Collect all lines containing the word "with" from the data.

>> Start Data section

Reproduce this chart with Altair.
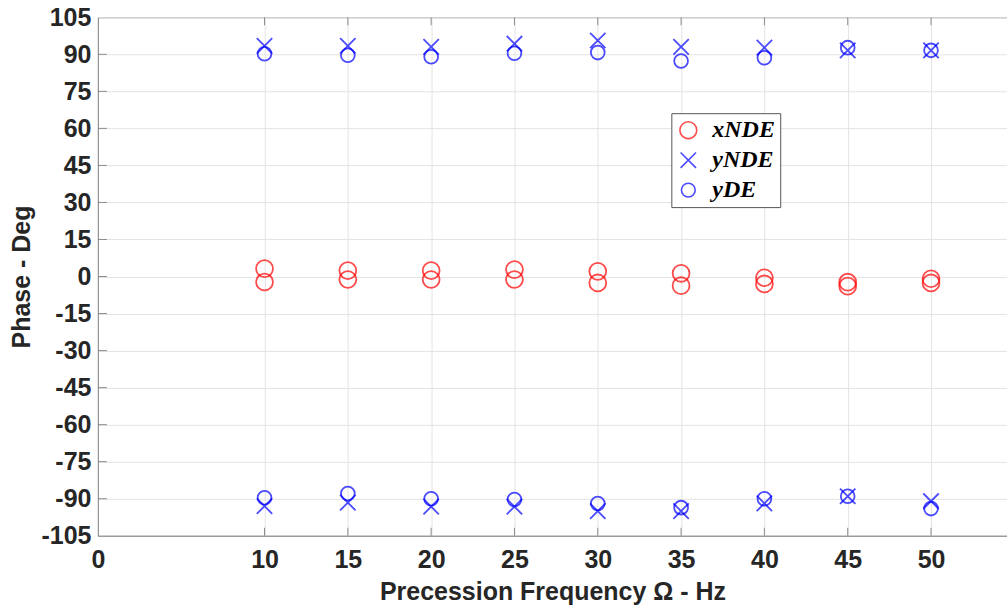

>> End Data section
>> Start Data section

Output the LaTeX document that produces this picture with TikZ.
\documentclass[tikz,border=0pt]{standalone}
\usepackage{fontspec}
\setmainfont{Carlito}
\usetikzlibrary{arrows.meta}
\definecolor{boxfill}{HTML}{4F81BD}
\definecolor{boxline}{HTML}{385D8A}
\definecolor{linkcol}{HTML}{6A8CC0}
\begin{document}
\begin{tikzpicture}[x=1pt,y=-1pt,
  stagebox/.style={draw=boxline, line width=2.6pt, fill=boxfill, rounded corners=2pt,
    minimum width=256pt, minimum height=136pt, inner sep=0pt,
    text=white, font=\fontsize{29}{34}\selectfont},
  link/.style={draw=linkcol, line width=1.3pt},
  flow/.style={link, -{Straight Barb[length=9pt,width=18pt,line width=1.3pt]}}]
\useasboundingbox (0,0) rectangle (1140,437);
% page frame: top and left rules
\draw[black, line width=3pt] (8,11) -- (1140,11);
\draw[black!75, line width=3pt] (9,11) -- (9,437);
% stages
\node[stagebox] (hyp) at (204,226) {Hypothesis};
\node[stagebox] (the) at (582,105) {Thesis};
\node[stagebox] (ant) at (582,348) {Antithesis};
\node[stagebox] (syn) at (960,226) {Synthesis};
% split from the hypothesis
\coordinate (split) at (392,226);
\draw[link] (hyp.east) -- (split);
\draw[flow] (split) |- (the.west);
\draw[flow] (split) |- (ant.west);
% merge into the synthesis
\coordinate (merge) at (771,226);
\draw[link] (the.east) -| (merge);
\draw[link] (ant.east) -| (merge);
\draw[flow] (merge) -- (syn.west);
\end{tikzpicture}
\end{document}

>> End Data section
>> Start Data section

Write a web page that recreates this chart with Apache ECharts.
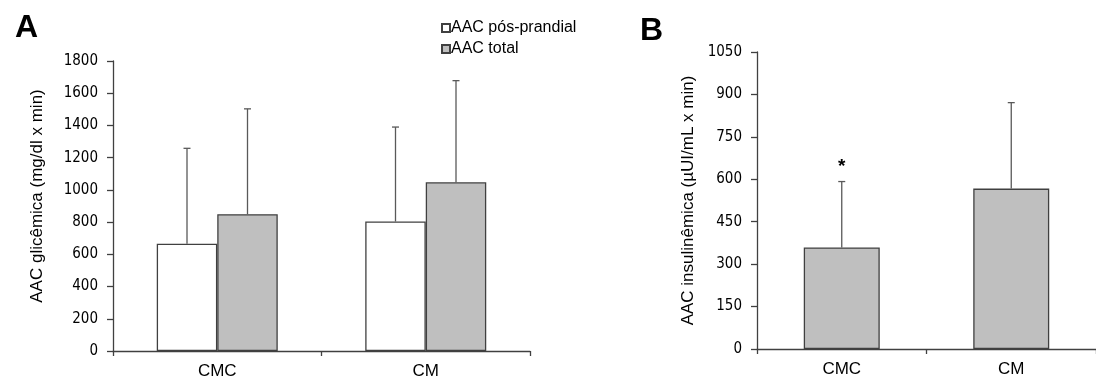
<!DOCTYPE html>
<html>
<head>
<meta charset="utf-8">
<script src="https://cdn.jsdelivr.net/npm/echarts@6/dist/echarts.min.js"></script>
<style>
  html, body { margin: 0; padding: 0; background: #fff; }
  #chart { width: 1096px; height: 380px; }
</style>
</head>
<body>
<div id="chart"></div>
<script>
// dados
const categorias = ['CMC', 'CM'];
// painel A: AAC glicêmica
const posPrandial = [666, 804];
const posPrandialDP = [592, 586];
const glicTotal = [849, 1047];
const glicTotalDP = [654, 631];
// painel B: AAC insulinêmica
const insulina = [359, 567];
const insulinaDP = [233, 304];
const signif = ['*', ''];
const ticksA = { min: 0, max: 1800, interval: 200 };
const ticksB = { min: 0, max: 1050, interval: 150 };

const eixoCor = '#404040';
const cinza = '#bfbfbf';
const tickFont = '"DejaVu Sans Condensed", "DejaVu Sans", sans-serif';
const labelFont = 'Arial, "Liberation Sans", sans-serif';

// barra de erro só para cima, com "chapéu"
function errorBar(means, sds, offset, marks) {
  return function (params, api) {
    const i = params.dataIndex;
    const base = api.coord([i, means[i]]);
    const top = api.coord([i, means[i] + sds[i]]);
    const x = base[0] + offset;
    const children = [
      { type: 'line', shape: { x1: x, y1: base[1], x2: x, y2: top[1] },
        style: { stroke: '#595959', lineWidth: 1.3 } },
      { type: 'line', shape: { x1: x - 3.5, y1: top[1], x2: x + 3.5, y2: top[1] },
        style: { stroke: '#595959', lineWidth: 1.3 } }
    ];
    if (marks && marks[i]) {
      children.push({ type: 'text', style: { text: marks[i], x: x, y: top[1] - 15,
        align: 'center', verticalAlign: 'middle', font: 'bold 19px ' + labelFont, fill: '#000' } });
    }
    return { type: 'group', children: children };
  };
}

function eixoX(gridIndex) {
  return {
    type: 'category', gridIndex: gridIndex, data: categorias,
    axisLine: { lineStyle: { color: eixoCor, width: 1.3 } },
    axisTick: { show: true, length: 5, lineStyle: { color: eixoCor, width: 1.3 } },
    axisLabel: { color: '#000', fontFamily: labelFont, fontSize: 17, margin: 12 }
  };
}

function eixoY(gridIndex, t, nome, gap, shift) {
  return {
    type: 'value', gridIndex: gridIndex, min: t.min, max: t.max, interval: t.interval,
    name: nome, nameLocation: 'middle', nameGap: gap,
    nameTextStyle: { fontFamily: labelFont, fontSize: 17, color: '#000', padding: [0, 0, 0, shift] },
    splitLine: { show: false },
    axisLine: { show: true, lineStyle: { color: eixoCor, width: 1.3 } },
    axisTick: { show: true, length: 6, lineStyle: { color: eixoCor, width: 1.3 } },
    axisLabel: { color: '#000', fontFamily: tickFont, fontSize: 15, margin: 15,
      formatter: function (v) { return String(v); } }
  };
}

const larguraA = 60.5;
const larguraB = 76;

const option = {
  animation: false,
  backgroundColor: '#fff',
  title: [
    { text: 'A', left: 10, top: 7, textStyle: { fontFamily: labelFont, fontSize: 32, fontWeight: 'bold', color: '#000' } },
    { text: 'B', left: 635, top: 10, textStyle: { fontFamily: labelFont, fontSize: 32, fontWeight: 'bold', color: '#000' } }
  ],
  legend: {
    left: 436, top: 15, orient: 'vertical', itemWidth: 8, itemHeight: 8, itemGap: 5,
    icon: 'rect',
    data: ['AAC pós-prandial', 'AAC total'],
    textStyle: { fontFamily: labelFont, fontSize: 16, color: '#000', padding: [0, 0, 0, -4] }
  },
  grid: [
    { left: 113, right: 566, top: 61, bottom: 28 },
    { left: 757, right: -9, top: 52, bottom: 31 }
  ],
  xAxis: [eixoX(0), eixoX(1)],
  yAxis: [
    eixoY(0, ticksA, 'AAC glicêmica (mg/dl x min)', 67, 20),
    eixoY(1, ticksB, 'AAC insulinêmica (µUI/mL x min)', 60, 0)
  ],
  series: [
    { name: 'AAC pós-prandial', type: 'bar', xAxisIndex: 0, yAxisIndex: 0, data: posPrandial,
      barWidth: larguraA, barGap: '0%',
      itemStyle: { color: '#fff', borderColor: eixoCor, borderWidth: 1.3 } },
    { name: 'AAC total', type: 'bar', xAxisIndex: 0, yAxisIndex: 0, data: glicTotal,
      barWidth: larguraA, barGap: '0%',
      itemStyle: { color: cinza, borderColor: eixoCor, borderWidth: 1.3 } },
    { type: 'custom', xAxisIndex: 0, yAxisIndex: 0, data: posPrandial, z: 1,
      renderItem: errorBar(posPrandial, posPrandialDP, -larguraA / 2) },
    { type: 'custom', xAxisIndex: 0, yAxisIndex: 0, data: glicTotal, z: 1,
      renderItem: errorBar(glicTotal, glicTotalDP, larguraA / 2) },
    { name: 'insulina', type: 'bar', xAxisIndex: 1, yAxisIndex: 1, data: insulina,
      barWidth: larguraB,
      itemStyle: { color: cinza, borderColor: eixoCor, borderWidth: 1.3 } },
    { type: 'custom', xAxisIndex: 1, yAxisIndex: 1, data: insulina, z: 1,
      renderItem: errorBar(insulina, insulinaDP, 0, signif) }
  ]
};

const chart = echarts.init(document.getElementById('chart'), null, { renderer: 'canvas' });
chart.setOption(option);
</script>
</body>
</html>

>> End Data section

- _Task solution_
Reproduce this chart with Altair.
Output the LaTeX document that produces this picture with TikZ.
Write a web page that recreates this chart with Apache ECharts.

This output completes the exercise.